• Task prompt: Copy from the first line below down to and including the line with "plt.rcParams['mathtext.fontset'] = 'stix'". Skip the pictures.

• Collected data:
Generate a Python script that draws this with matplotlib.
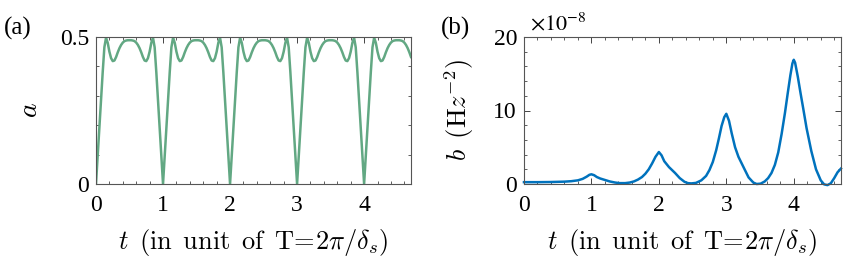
import numpy as np
import matplotlib
matplotlib.use("Agg")
import matplotlib.pyplot as plt
from matplotlib.ticker import MultipleLocator

plt.rcParams['font.family'] = ['Liberation Serif', 'DejaVu Serif']
plt.rcParams['mathtext.fontset'] = 'stix'

# panel (a): a(t), read every 0.025 T (one row per period)
t_a = [round(0.025 * k, 3) for k in range(189)]
a_vals = (
    [0.000, 0.095, 0.190, 0.285, 0.380, 0.465, 0.498, 0.480, 0.450, 0.428,
     0.418, 0.420, 0.432, 0.448, 0.462, 0.473, 0.481, 0.486, 0.488, 0.489,
     0.489, 0.489, 0.488, 0.486, 0.481, 0.473, 0.462, 0.448, 0.432, 0.420,
     0.418, 0.428, 0.450, 0.480, 0.498, 0.465, 0.380, 0.285, 0.190, 0.095]
    + [0.000, 0.095, 0.190, 0.285, 0.380, 0.465, 0.498, 0.480, 0.450, 0.428,
       0.418, 0.420, 0.432, 0.448, 0.462, 0.473, 0.481, 0.486, 0.488, 0.489,
       0.489, 0.489, 0.488, 0.486, 0.481, 0.473, 0.462, 0.448, 0.432, 0.420,
       0.418, 0.428, 0.450, 0.480, 0.498, 0.465, 0.380, 0.285, 0.190, 0.095]
    + [0.000, 0.095, 0.190, 0.285, 0.380, 0.465, 0.498, 0.480, 0.450, 0.428,
       0.418, 0.420, 0.432, 0.448, 0.462, 0.473, 0.481, 0.486, 0.488, 0.489,
       0.489, 0.489, 0.488, 0.486, 0.481, 0.473, 0.462, 0.448, 0.432, 0.420,
       0.418, 0.428, 0.450, 0.480, 0.498, 0.465, 0.380, 0.285, 0.190, 0.095]
    + [0.000, 0.095, 0.190, 0.285, 0.380, 0.465, 0.498, 0.480, 0.450, 0.428,
       0.418, 0.420, 0.432, 0.448, 0.462, 0.473, 0.481, 0.486, 0.488, 0.489,
       0.489, 0.489, 0.488, 0.486, 0.481, 0.473, 0.462, 0.448, 0.432, 0.420,
       0.418, 0.428, 0.450, 0.480, 0.498, 0.465, 0.380, 0.285, 0.190, 0.095]
    + [0.000, 0.095, 0.190, 0.285, 0.380, 0.465, 0.498, 0.480, 0.450, 0.428,
       0.418, 0.420, 0.432, 0.448, 0.462, 0.473, 0.481, 0.486, 0.488, 0.489,
       0.489, 0.489, 0.488, 0.486, 0.481, 0.473, 0.462, 0.448, 0.432]
)

# panel (b): b(t) in units of 1e-8 Hz^-2
t_b = [0, 0.2, 0.4, 0.6, 0.7, 0.8, 0.87, 0.93, 0.97, 1.0, 1.04, 1.08, 1.13,
       1.2, 1.27, 1.35, 1.42, 1.5, 1.57, 1.63, 1.69, 1.75, 1.8, 1.85, 1.9,
       1.95, 2.0, 2.04, 2.08, 2.15, 2.24, 2.31, 2.38, 2.43, 2.48, 2.55, 2.63,
       2.7, 2.75, 2.8, 2.85, 2.89, 2.93, 2.97, 3.0, 3.04, 3.08, 3.13, 3.18,
       3.26, 3.33, 3.4, 3.45, 3.51, 3.57, 3.62, 3.67, 3.72, 3.77, 3.82, 3.87,
       3.91, 3.95, 3.98, 4.0, 4.02, 4.06, 4.1, 4.14, 4.19, 4.26, 4.33, 4.4,
       4.45, 4.5, 4.55, 4.6, 4.65, 4.7]
b_vals = [0.25, 0.25, 0.27, 0.32, 0.38, 0.5, 0.7, 1.0, 1.25, 1.32, 1.2, 0.95,
          0.75, 0.55, 0.35, 0.2, 0.12, 0.12, 0.2, 0.35, 0.6, 0.95, 1.4, 2.0,
          2.8, 3.7, 4.35, 3.9, 3.1, 2.3, 1.5, 0.8, 0.3, 0.12, 0.08, 0.15, 0.5,
          1.1, 1.9, 3.0, 4.6, 6.2, 7.9, 9.1, 9.55, 8.6, 6.9, 5.0, 3.7, 2.2,
          0.9, 0.2, 0.0, 0.05, 0.35, 0.8, 1.5, 2.6, 4.3, 6.8, 9.7, 12.3, 14.8,
          16.4, 16.9, 16.5, 14.6, 12.4, 10.3, 7.6, 4.5, 2.0, 0.5, -0.05, -0.15,
          0.1, 0.8, 1.6, 2.1]

xlabel = r"$t\ \,(\mathrm{in\ \,unit\ \,of\ \,T\!=\!2}\pi/\delta_s)$"
fs_tick = 17
fs_lab = 19

fig = plt.figure(figsize=(8.48, 2.6), dpi=100)
ax1 = fig.add_axes([0.1132, 0.2923, 0.3715, 0.5654])
ax2 = fig.add_axes([0.6179, 0.2923, 0.3738, 0.5654])

ax1.plot(t_a, a_vals, color='#62a883', lw=1.8)
ax1.set_xlim(0, 4.7)
ax1.set_ylim(0, 0.5)
ax1.set_yticks([0, 0.5])
ax1.set_yticklabels(['0', '0.5'])
ax1.yaxis.set_minor_locator(MultipleLocator(0.1))
ax1.set_ylabel(r"$a$", fontsize=fs_lab + 1, math_fontfamily='cm')
ax1.yaxis.set_label_coords(-0.168, 0.5)

ax2.plot(t_b, b_vals, color='#0072bd', lw=1.8, clip_on=False)
ax2.set_xlim(0, 4.7)
ax2.set_ylim(0, 20)
ax2.set_yticks([0, 10, 20])
ax2.yaxis.set_minor_locator(MultipleLocator(2))
ax2.set_ylabel(r"$b\ \,(\mathrm{H}z^{-2})$", fontsize=fs_lab,
               math_fontfamily='cm')
ax2.yaxis.set_label_coords(-0.15, 0.5)
ax2.text(0.02, 1.01, r"$\times10^{-8}$", transform=ax2.transAxes,
         fontsize=16, ha='left', va='bottom')

for ax in (ax1, ax2):
    ax.set_xticks([0, 1, 2, 3, 4])
    ax.xaxis.set_minor_locator(MultipleLocator(0.2))
    ax.tick_params(which='both', direction='in', top=True, right=True,
                   colors='#444444', labelcolor='black', labelsize=fs_tick)
    ax.tick_params(which='major', length=4, width=0.7, pad=5)
    ax.tick_params(axis='x', which='major', pad=8)
    ax.tick_params(which='minor', length=2.5, width=0.6)
    for s in ax.spines.values():
        s.set_color('#555555')
        s.set_linewidth(0.8)
    ax.set_xlabel(xlabel, fontsize=fs_lab, math_fontfamily='cm')
    ax.xaxis.set_label_coords(0.5, -0.29)

fig.text(0.004, 0.935, "(a)", fontsize=18, va='top', ha='left')
fig.text(0.52, 0.935, "(b)", fontsize=18, va='top', ha='left')

fig.savefig("out.png", dpi=100)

• Written answer:
Generate a Python script that draws this with matplotlib.
import numpy as np
import matplotlib
matplotlib.use("Agg")
import matplotlib.pyplot as plt
from matplotlib.ticker import MultipleLocator

plt.rcParams['font.family'] = ['Liberation Serif', 'DejaVu Serif']
plt.rcParams['mathtext.fontset'] = 'stix'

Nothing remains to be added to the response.